> **Exercise**: Retype only what runs from the beginning of the data through the line with "import plotly.graph_objects as go"; please omit the pictures and keep every line exact.

> **Available data**:
[Start]
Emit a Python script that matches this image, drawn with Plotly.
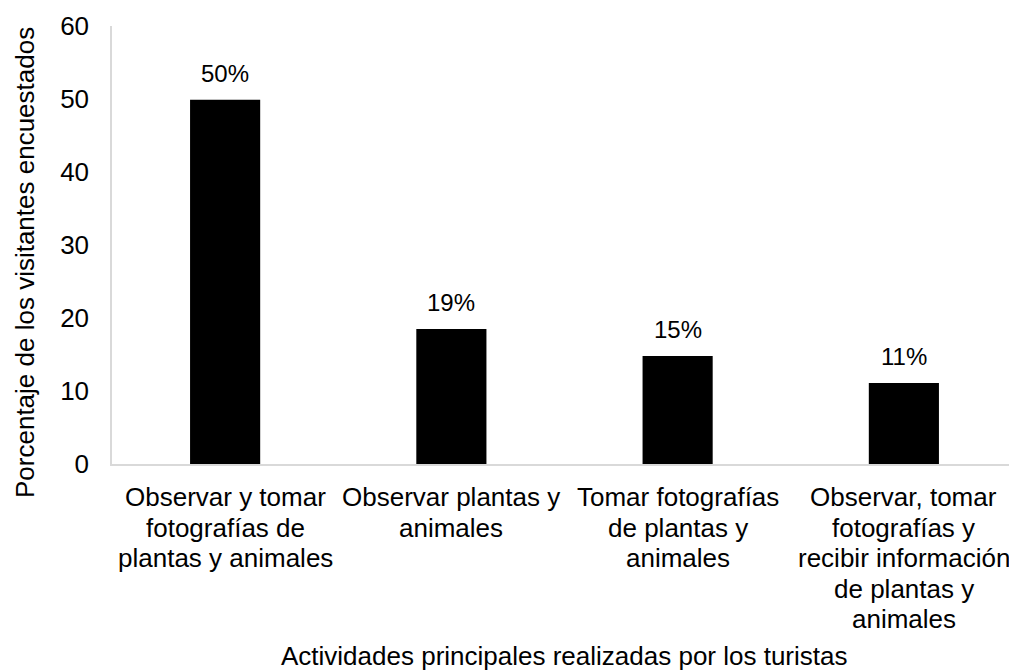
import plotly.graph_objects as go

categories = [
    "Observar y tomar<br>fotografías de<br>plantas y animales",
    "Observar plantas y<br>animales",
    "Tomar fotografías<br>de plantas y<br>animales",
    "Observar, tomar<br>fotografías y<br>recibir información<br>de plantas y<br>animales",
]
values = [49.9, 18.5, 14.8, 11.1]
value_labels = ["50%", "19%", "15%", "11%"]
y_ticks = [0, 10, 20, 30, 40, 50, 60]
x_title = "Actividades principales realizadas por los turistas"
y_title = "Porcentaje de los visitantes encuestados"

FONT = "Liberation Sans, Arial, sans-serif"
TXT = "#000000"

fig = go.Figure()
fig.add_trace(go.Bar(
    x=categories,
    y=values,
    width=0.31,
    marker=dict(color="#000000", line=dict(width=0)),
    hoverinfo="skip",
))

# value labels
for c, v, t in zip(categories, values, value_labels):
    fig.add_annotation(
        x=c, y=v, text=t, showarrow=False, yanchor="bottom",
        yshift=11, font=dict(family=FONT, size=24, color=TXT),
    )

# category labels, one line per annotation for tighter line spacing
for c in categories:
    for i, line in enumerate(c.split("<br>")):
        fig.add_annotation(
            x=c, y=0, text=line, showarrow=False, xanchor="center",
            yanchor="middle", yshift=-(33 + i * 30.5),
            font=dict(family=FONT, size=26, color=TXT),
        )

fig.add_annotation(
    xref="paper", yref="paper", x=0.5, y=0, xanchor="center", yanchor="middle",
    yshift=-192, text=x_title,
    showarrow=False, font=dict(family=FONT, size=26, color=TXT),
)
fig.add_annotation(
    xref="paper", yref="paper", x=0, y=0.5, xanchor="center", yanchor="middle",
    xshift=-87, yshift=-18, textangle=-90, text=y_title, borderpad=0,
    showarrow=False, font=dict(family=FONT, size=26, color=TXT),
)

fig.update_layout(
    width=1009, height=663,
    margin=dict(l=104, r=0, t=18, b=207),
    paper_bgcolor="white", plot_bgcolor="white",
    showlegend=False,
    font=dict(family=FONT, size=26, color=TXT),
)
fig.update_xaxes(
    type="category", range=[-0.5, 3.5],
    showline=True, linecolor="#d9d9d9", linewidth=1.5,
    showgrid=False, ticks="", showticklabels=False,
)
fig.update_yaxes(
    range=[0, 60], tickvals=y_ticks,
    showline=True, linecolor="#d9d9d9", linewidth=1.5,
    showgrid=False, zeroline=False, ticks="", ticklabelstandoff=16,
    tickfont=dict(family=FONT, size=26, color=TXT),
)

fig.write_html("out.html")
[End]
> **Complete response**:
Emit a Python script that matches this image, drawn with Plotly.
import plotly.graph_objects as go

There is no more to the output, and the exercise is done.